2/27/2013

Famed Pianist Van Cliburn Dies

Texas pianist Van Cliburn performs to a packed audience in the Great Hall of the Moscow Conservatory in April 1958.

Van Cliburn became an international cultural hero when he won a Cold War-era piano competition in the former Soviet Union and rocketed to unheard-of stardom for a classical musician in the U.S.

Mr. Cliburn, who died Wednesday at age 78 near Fort Worth, Texas, according to the Associated press, stunned the world in 1958 when, soon after the Soviet Union had launched the first satellite in orbit, he won that country's first International Tchaikovsky Piano Competition—a contest intended to showcase local talent.

His 1958 recording of Tchaikovsky's Piano Concerto No. 1 became the first classical album to sell more than 1 million copies. The Van Cliburn International Piano Competition, for which he served as artistic adviser, became one of the world's most prestigious. He remains the only musician ever celebrated with a New York ticker-tape parade. Mr. Cliburn's affection for the Soviet people—and theirs for him—was notable in its warmth during a prolonged period of superpower strain.

Van Cliburn's Great Performances

At the 1958 competition, the Soviets were enraptured by the emotive interpretations of Tchaikovsky and Rachmaninoff that poured forth from the lanky, young Texan—then 23 years old.
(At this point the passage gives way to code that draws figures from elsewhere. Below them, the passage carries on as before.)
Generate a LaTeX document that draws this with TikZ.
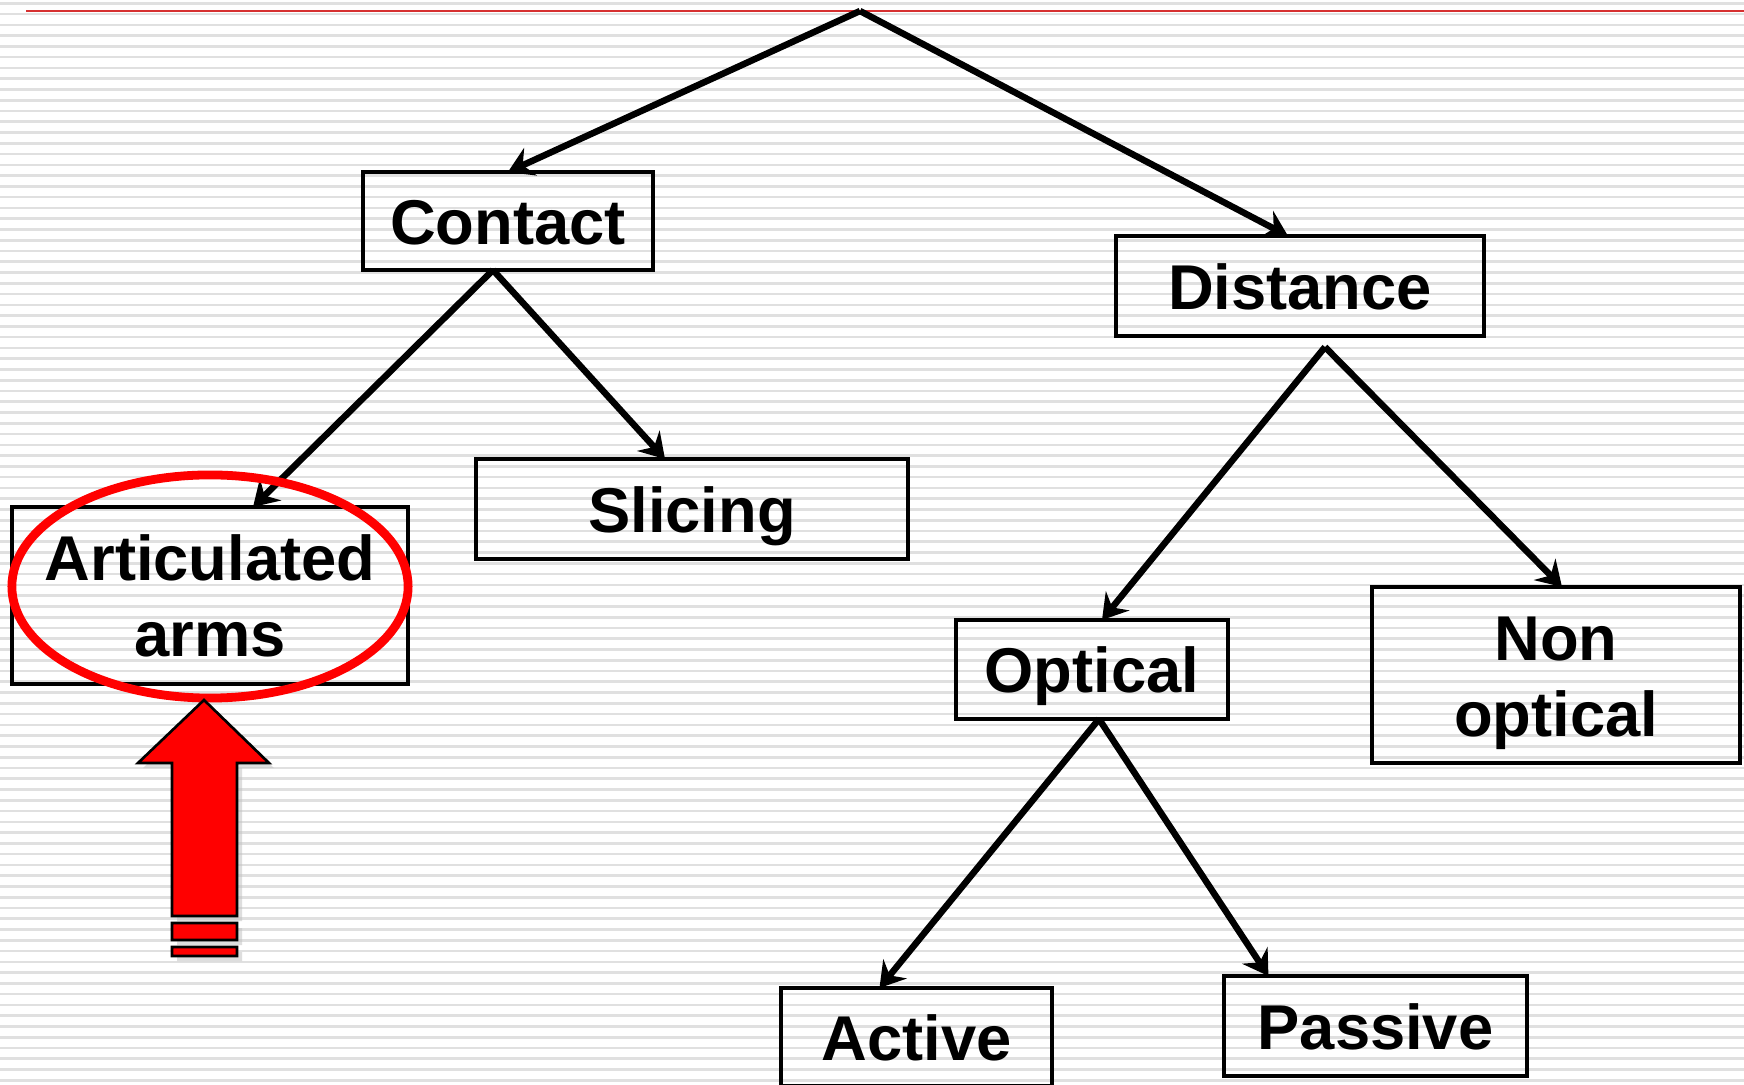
\documentclass[tikz,border=0pt]{standalone}
\usepackage{fontspec}
\setmainfont{Liberation Sans}
\usetikzlibrary{arrows.meta,shadows}
\definecolor{topline}{RGB}{214,48,48}
\newcommand\capstrut{\rule[-0.22em]{0pt}{1.18em}}
\newcommand\boxfont{\bfseries\fontsize{18}{21.6}\selectfont\setlength{\lineskiplimit}{-100pt}}

\begin{document}
\begin{tikzpicture}[x=0.01cm, y=-0.01cm,
    box/.style={draw, line width=1.15pt, inner sep=0pt, outer sep=0pt, align=center,
      font=\boxfont},
    conn/.style={line width=1.85pt, -{Stealth[length=7pt, width=8.6pt, inset=2.4pt]}},
    stripe/.style={black!12, line width=0.75pt}]

            % Background with stripes
            \fill[white] (0,0) rectangle (1744,1085);
            \useasboundingbox (0,0) rectangle (1744,1085);
            \foreach \k in {0,...,100}
              \draw[stripe] (0,{3.3+10.77*\k}) -- (1744,{3.3+10.77*\k});
            \draw[topline, line width=0.55pt] (26,11) -- (1744,11);

            % Nodes with manual coordinates
            \coordinate (apex) at (860,11);
            \node[box, minimum width=2.90cm, minimum height=0.98cm] (contact) at (508,221) {\capstrut Contact};
            \node[box, minimum width=3.68cm, minimum height=1.00cm] (distance) at (1300,286) {\capstrut Distance};
            \node[box, minimum width=4.32cm, minimum height=1.00cm] (slicing) at (692,509) {\capstrut Slicing};
            \node[box, minimum width=3.96cm, minimum height=1.77cm] (arms) at (210,595.5) {\capstrut Articulated\\\capstrut arms};
            \node[box, minimum width=2.72cm, minimum height=0.99cm] (optical) at (1092,669.5) {\capstrut Optical};
            \node[box, minimum width=3.68cm, minimum height=1.76cm] (nonoptical) at (1556,675) {\capstrut Non\\\capstrut optical};
            \node[box, minimum width=2.71cm, minimum height=0.98cm] (active) at (916.5,1037) {\capstrut Active};
            \node[box, minimum width=3.03cm, minimum height=1.00cm] (passive) at (1375.5,1026) {\capstrut Passive};

            % Edges
            \draw[conn] (apex) -- (contact.north);
            \draw[conn] (apex) -- ([xshift=-0.12cm]distance.north);
            \draw[conn] ([xshift=-0.15cm]contact.south) -- ([xshift=0.43cm]arms.north);
            \draw[conn] ([xshift=-0.15cm]contact.south) -- ([xshift=-0.27cm]slicing.north);
            \draw[conn] ([xshift=0.25cm, yshift=-0.11cm]distance.south) -- ([xshift=0.10cm]optical.north);
            \draw[conn] ([xshift=0.25cm, yshift=-0.11cm]distance.south) -- ([xshift=0.06cm]nonoptical.north);
            \draw[conn] ([xshift=0.07cm]optical.south) -- ([xshift=-0.37cm]active.north);
            \draw[conn] ([xshift=0.07cm]optical.south) -- ([xshift=-1.07cm]passive.north);

            % Highlight
            \draw[red, line width=2.5pt] ([yshift=0.09cm]arms.center) ellipse [x radius=1.98cm, y radius=1.115cm];
            \filldraw[red, draw=black, line width=0.75pt,
              drop shadow={shadow xshift=0.05cm, shadow yshift=-0.05cm, fill=black!25, opacity=0.5}]
              (204,700) -- (269,763) -- (237,763) -- (237,916) -- (172,916) -- (172,763) -- (138,763) -- cycle
              (172,923) rectangle (237,940)
              (172,947) rectangle (237,956);
        \end{tikzpicture}
\end{document}
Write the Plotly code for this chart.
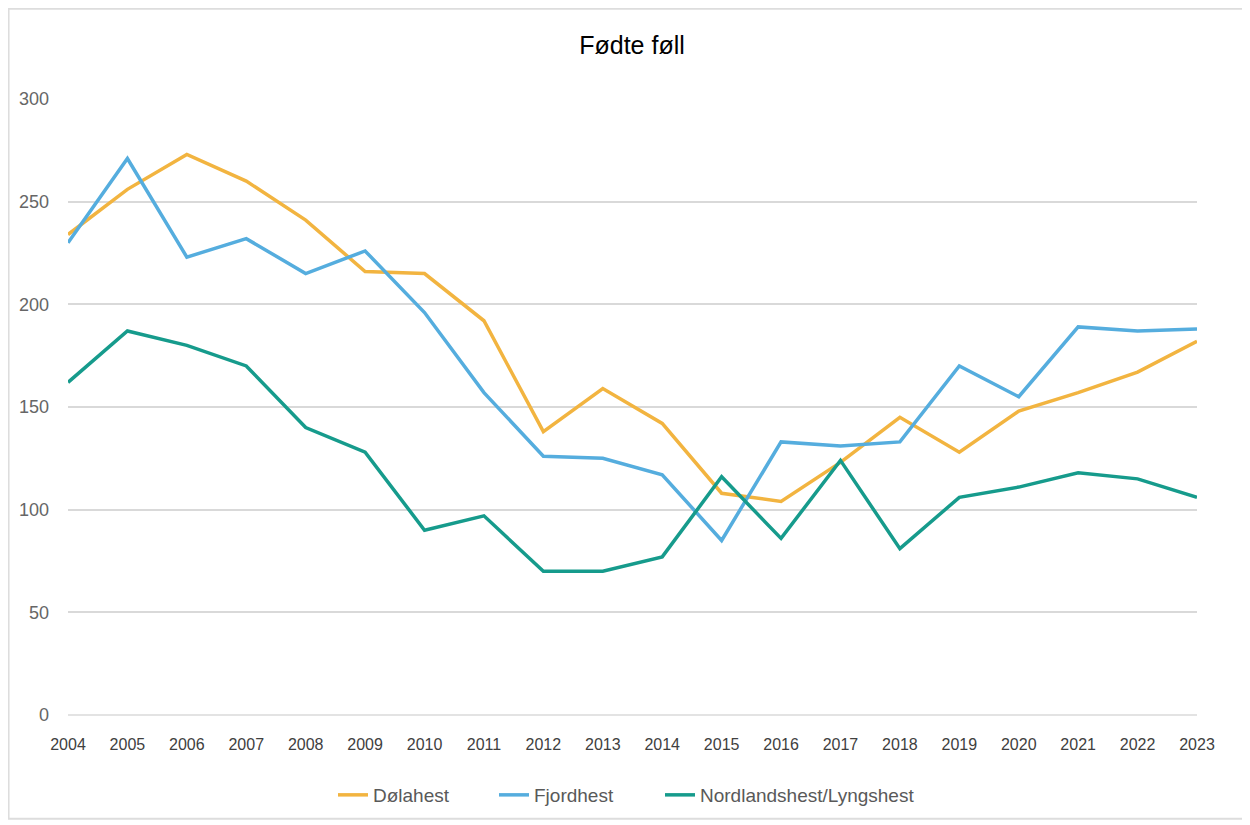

After Mr. Cliburn earned roaring ovations, the Soviet ministry of culture relayed concerns to a Communist Party official. She went to the Soviet premier, Nikita Khrushchev, according to Mr. Khrushchev's son, Sergei Khrushchev, a professor at Brown University.

"The jury says the American is the best, but…," the official began, leaving the political quandary unsaid.

"Is the American really the best?" Mr. Khrushchev asked.

He was, she replied.

"So you have to give him the prize," the Soviet leader said, according to his son.

Harvey Lavan Cliburn, Jr. was born in Shreveport, La. His father was an oil executive, and his mother, Rildia Bee O'Bryan Cliburn, a piano teacher who had studied with a pupil of Franz Liszt. Van Cliburn began lessons at age 3, after his mother found him at the keyboard, uncannily mimicking one of her students.

She taught him to coax a rich, round tone from the piano, and to sing each phrase. "The human voice is the first instrument," he said in a 2008 interview on National Public Radio. "When we go to play on a stage before an audience, we are there as a voice. It may be the piano, but it's still a voice."

His family moved to Kilgore, Texas, when he was 6. He debuted with the Houston Symphony when he was 12.

After earning his top prize in the Soviet Union, he traveled at a frenetic pace. In 1974, Mr. Cliburn's father and manager died, and after performing four more years to honor his outstanding commitments, Mr. Cliburn in 1978 took a nine-year hiatus from the stage.

Van Cliburn

Mr. Cliburn's mother, who lived with him until her death, was perhaps his best friend, said Richard Rodzinski, former executive director of the Van Cliburn Foundation, which runs the Van Cliburn competition.

In 1996, a man with whom Mr. Cliburn had a 17-year relationship filed a so-called "palimony" lawsuit against the pianist, seeking millions of dollars in cash and property. The suit was dismissed.

Friends described Mr. Cliburn as gentle, generous, and genuinely modest. He didn't teach, but mentored young soloists. He loved to entertain visiting musicians in his Fort Worth-area home, tend his rose garden and hear the Metropolitan Opera in New York.

In later years, he played in public occasionally, often in benefit concerts for organizations he supported.

In 1987, Mr. Cliburn performed at a White House summit for President Ronald Reagan and Mikhail Gorbachev, moving the Soviet leader, his wife and delegation to sing along to a spontaneous rendition of the Russian song, "Moscow Nights."